July 7, 2022: Ahmed indicates that he intends to keep $1.8 million of the stolen cryptocurrency and states that he would provide details on two purported vulnerabilities in the Crypto Exchange's platform. Later that same day, Ahmed returns all but approximately $1.5 million of the fraudulently obtained cryptocurrency to the Crypto Exchange.
July 8, 2022: Ahmed purportedly provides information to the Crypto Exchange about their technical vulnerabilities.
July–December 2022: Ahmed visits or searches for information about whether he is likely to be prosecuted for the attack. He also visits or searches for information about his ability to flee the United States, avoid extradition, and keep his stolen cryptocurrency.
November 5, 2022: Ahmed exchanges fraud proceeds into the cryptocurrency Monero.
May 2023: Ahmed launders fraud proceeds through overseas cryptocurrency exchanges.
Technical Details
The attack was a sophisticated exploitation of the vulnerabilities inherent in the Crema Finance's Concentrated Liquidity Market Maker (CLMM).
The attack began with Ahmed creating a fake tick account. In the context of CLMM, a tick account is a dedicated account that stores price tick data, which is crucial for calculating transaction fees. Ahmed was able to bypass the routine owner check on the tick account by writing the initialized tick address of the pool into the fake account.
This essentially tricked the system into accepting the fake tick account as legitimate.
Once the fake tick account was established, Ahmed deployed a contract and used it to secure a flash loan from Solend, a cryptocurrency lending platform. He then used the funds from this flash loan to add liquidity to Crema Finance and open positions.
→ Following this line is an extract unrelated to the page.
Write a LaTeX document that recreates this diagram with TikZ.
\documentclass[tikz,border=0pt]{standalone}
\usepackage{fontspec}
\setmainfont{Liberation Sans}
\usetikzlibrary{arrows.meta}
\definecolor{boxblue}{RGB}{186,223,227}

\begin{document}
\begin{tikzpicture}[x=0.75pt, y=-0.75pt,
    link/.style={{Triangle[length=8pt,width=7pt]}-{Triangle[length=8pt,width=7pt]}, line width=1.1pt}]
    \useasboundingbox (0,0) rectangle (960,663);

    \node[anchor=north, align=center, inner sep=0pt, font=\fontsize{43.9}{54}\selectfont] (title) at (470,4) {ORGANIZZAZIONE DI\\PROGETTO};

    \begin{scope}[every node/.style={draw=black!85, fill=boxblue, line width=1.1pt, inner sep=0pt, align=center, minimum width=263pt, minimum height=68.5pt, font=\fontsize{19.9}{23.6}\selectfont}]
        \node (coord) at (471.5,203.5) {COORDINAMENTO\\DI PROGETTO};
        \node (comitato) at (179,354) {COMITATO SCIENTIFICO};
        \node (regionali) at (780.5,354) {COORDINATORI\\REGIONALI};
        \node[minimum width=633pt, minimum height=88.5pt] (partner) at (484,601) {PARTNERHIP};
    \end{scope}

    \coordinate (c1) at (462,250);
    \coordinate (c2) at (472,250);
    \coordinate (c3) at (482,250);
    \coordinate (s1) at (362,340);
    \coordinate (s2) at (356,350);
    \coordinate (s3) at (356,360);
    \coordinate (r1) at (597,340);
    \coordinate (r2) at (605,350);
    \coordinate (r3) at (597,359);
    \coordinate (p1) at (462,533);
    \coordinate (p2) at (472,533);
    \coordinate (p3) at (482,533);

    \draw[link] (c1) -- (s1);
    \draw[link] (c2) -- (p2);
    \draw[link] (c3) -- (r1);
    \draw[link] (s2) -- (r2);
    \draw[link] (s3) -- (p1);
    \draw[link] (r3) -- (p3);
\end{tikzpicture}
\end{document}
The positions were opened in such a way that they would trigger the fake price tick data in the fake tick account.
The crux of the attack lay in the manipulation of transaction fee data.
In Crema Finance's CLMM, the calculation of transaction fees is heavily dependent on the data in the tick account. By replacing the authentic transaction fee data with the faked data in the fake tick account, Ahmed was able to claim an inflated fee amount from the pool. This essentially allowed him to steal a significant amount of cryptocurrency from the exchange.
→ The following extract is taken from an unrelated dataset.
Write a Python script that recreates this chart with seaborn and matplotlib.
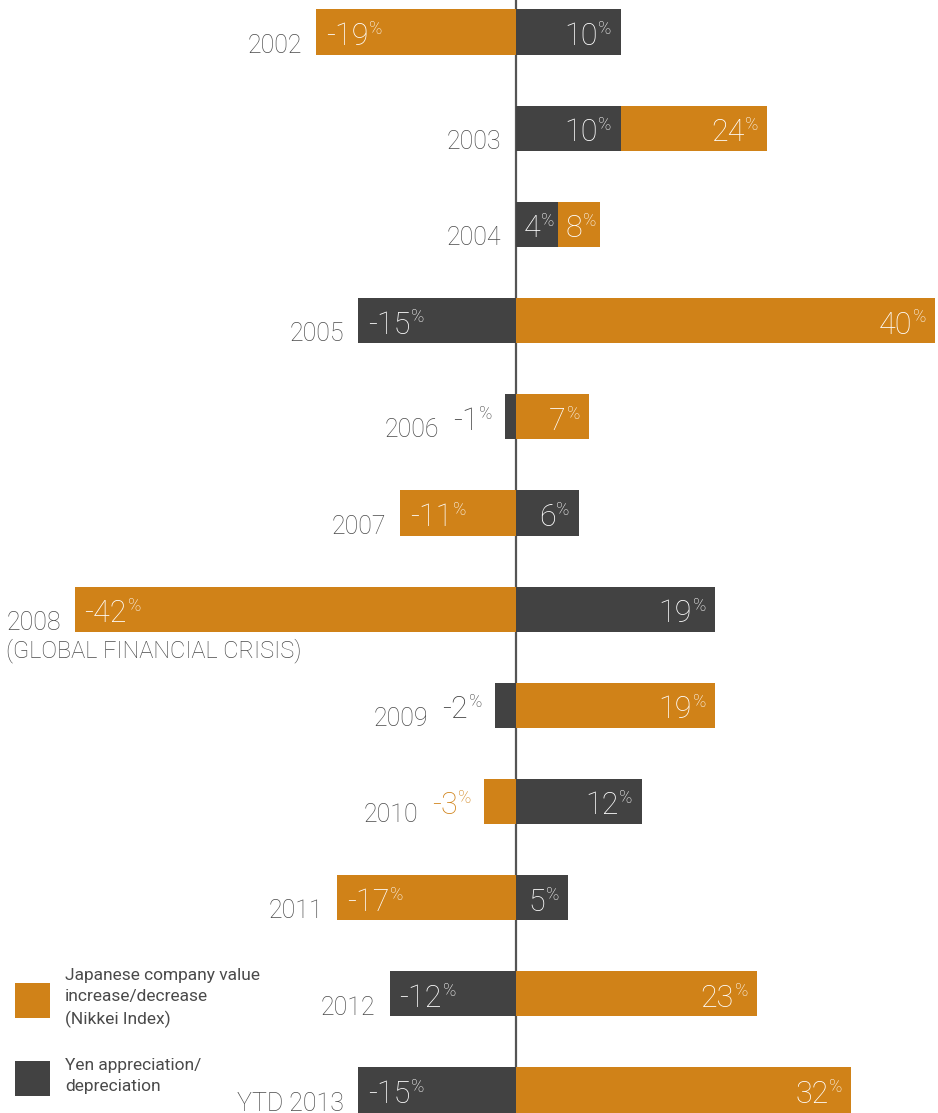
import matplotlib
matplotlib.use("Agg")
import matplotlib.pyplot as plt
from matplotlib.patches import Rectangle
import seaborn as sns

# data
years = ["2002", "2003", "2004", "2005", "2006", "2007",
         "2008", "2009", "2010", "2011", "2012", "YTD 2013"]
nikkei = [-19, 24, 8, 40, 7, -11, -42, 19, -3, -17, 23, 32]
yen = [10, 10, 4, -15, -1, 6, 19, -2, 12, 5, -12, -15]
note_2008 = "(GLOBAL FINANCIAL CRISIS)"
legend_nikkei = "Japanese company value\nincrease/decrease\n(Nikkei Index)"
legend_yen = "Yen appreciation/\ndepreciation"

ORANGE = "#D08218"
DARK = "#424242"
GREY = "#4a4a4a"

sns.set_style("white")
plt.rcParams["font.family"] = ["Roboto", "DejaVu Sans"]
plt.rcParams["font.weight"] = "light"

fig = plt.figure(figsize=(9.38, 11.13), dpi=100)
ax = fig.add_axes([0, 0, 1, 1])

ax.axvline(0, color="#555555", lw=1.6, zorder=0)
sns.barplot(x=nikkei, y=years, orient="h", color=ORANGE, saturation=1,
            width=0.47, errorbar=None, linewidth=0, ax=ax, zorder=2)
sns.barplot(x=yen, y=years, orient="h", color=DARK, saturation=1,
            width=0.47, errorbar=None, linewidth=0, ax=ax, zorder=3)

ax.set_xlim(-49.1, 40.24)
ax.set_ylim(11.239, -0.333)
ax.set_xticks([])
ax.set_yticks([])
ax.set_xlabel("")
ax.set_ylabel("")
sns.despine(ax=ax, left=True, bottom=True)


def value_label(v, y, color, inside, pad):
    yb = y + 0.135
    txt = str(v)
    if v > 0 or not inside:
        x = v - pad if v > 0 else v - 1.2
        pct = ax.annotate("%", xy=(x, yb), xytext=(0, 8), textcoords="offset points",
                          ha="right", va="baseline", fontsize=13, color=color, zorder=5)
        num = ax.annotate(txt, xy=(0, yb), xycoords=(pct, "data"), xytext=(-0.5, 0),
                          textcoords="offset points", ha="right", va="baseline",
                          fontsize=22, color=color, zorder=5)
    else:
        num = ax.text(v + 0.95, yb, txt, ha="left", va="baseline",
                      fontsize=22, color=color, zorder=5)
        ax.annotate("%", xy=(1, yb), xycoords=(num, "data"), xytext=(0.5, 8),
                    textcoords="offset points", ha="left", va="baseline",
                    fontsize=13, color=color, zorder=5)
    return num


for i, (n, yv) in enumerate(zip(nikkei, yen)):
    # same-sign pairs with a thin outer segment get tighter label padding
    narrow = n * yv > 0 and abs(abs(n) - abs(yv)) < 6
    pad = 0.3 if narrow else 0.85
    anchors = []
    for v, col in ((n, ORANGE), (yv, DARK)):
        inside = abs(v) > 3
        color = "white" if inside else col
        t = value_label(v, i, color, inside, pad)
        if not inside:
            anchors.append(t)
    yb = i + 0.215
    if anchors:
        ylab = ax.annotate(years[i], xy=(0, yb), xycoords=(anchors[0], "data"),
                           xytext=(-10, 0), textcoords="offset points",
                           ha="right", va="baseline", fontsize=18, color=GREY)
    else:
        ylab = ax.annotate(years[i], xy=(min(n, yv, 0), yb), xytext=(-10, 0),
                           textcoords="offset points", ha="right", va="baseline",
                           fontsize=18, color=GREY)
    if years[i] == "2008":
        ax.annotate(note_2008, xy=(0, yb), xycoords=(ylab, "data"), xytext=(0, -20),
                    textcoords="offset points", ha="left", va="baseline",
                    fontsize=17, color=GREY)

# legend
W, H = 938, 1113
for top, col in ((983, ORANGE), (1061, DARK)):
    fig.add_artist(Rectangle((15 / W, 1 - (top + 35) / H), 35 / W, 35 / H,
                             transform=fig.transFigure, color=col, lw=0))
fig.text(65 / W, 1 - 968 / H, legend_nikkei, ha="left", va="top",
         fontsize=12.5, color=GREY, linespacing=1.5, fontweight="normal")
fig.text(65 / W, 1 - 1058 / H, legend_yen, ha="left", va="top",
         fontsize=12.5, color=GREY, linespacing=1.5, fontweight="normal")

fig.savefig("out.png", dpi=100)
In response to the attack, Crema Finance suspended its smart contract (a feat made possible due to Solana's inherent technical characteristics, chiefly program upgradeability) and began working with third parties to track the movements of the hacker's funds. Ahmed was able to launder the stolen funds, converting them into 69,422.9 SOL and 6,497,738 USDCet via Jupiter. The USDCet was then bridged to the Ethereum network via Wormhole and swapped for 6064 ETH via Uniswap.
This complex series of transactions further obfuscated the trail of the stolen funds, leading authorities to use advanced blockchain analytics software, presumably Chainalysis Reactor as described earlier in this piece, to reach an indictment.
Conclusion
The case highlights the risks associated with the decentralized nature of cryptocurrency exchanges, which do not rely on any entity or company to act as an intermediary between buyers and sellers. Instead, they use "smart contracts" associated with "liquidity pools" to serve as an "automated market maker." While this structure can offer benefits such as increased privacy and reduced costs, it also opens the door to potential vulnerabilities, as demonstrated by Ahmed's alleged scheme.
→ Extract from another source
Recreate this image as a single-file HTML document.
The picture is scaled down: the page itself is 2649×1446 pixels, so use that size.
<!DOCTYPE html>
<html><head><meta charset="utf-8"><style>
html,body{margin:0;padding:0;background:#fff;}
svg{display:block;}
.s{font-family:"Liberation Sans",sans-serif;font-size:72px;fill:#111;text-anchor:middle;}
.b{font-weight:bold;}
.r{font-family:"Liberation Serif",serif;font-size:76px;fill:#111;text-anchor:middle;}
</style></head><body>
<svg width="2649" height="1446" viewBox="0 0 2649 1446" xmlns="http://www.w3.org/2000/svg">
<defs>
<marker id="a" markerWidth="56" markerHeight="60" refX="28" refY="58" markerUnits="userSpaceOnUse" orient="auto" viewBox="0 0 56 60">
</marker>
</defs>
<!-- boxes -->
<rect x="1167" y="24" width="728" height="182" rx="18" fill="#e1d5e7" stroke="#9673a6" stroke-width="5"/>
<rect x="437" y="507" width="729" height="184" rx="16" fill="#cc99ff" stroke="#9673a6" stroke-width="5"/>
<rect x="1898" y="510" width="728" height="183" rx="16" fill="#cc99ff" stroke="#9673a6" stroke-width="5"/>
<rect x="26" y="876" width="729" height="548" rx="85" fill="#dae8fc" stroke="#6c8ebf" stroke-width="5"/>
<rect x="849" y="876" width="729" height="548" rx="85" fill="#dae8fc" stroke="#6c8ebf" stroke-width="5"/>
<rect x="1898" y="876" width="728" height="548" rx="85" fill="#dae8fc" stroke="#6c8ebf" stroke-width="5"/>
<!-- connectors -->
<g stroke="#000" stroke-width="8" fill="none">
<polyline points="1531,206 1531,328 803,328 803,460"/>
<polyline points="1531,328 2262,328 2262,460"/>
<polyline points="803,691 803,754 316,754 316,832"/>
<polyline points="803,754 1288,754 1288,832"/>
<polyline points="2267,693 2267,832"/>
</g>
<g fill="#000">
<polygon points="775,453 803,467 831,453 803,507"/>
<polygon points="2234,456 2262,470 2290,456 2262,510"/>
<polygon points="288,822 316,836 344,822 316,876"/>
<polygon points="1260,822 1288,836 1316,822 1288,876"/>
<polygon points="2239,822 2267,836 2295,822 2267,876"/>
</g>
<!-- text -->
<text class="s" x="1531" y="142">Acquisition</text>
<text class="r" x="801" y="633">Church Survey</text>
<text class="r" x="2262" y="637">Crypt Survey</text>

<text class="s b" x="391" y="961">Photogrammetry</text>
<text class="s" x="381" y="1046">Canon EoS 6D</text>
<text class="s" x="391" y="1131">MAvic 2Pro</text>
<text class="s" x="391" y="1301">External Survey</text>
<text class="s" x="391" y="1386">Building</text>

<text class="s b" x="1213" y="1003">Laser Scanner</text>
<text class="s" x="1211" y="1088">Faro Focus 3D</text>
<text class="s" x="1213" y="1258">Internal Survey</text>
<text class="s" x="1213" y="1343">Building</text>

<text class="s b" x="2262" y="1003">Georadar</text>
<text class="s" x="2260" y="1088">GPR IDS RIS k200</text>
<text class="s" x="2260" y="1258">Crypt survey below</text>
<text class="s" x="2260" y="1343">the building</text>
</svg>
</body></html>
As the case proceeds, it will undoubtedly serve as a critical test of the ability of law enforcement and the courts to adapt to the complexities of cryptocurrency fraud and bring those who exploit these systems to justice.
This case also highlights the potential for misuse when technical expertise is coupled with criminal intent, highlighting the need for robust security measures and stringent oversight in the rapidly evolving cryptocurrency industry.
Update: Ahmed has pled "not guilty".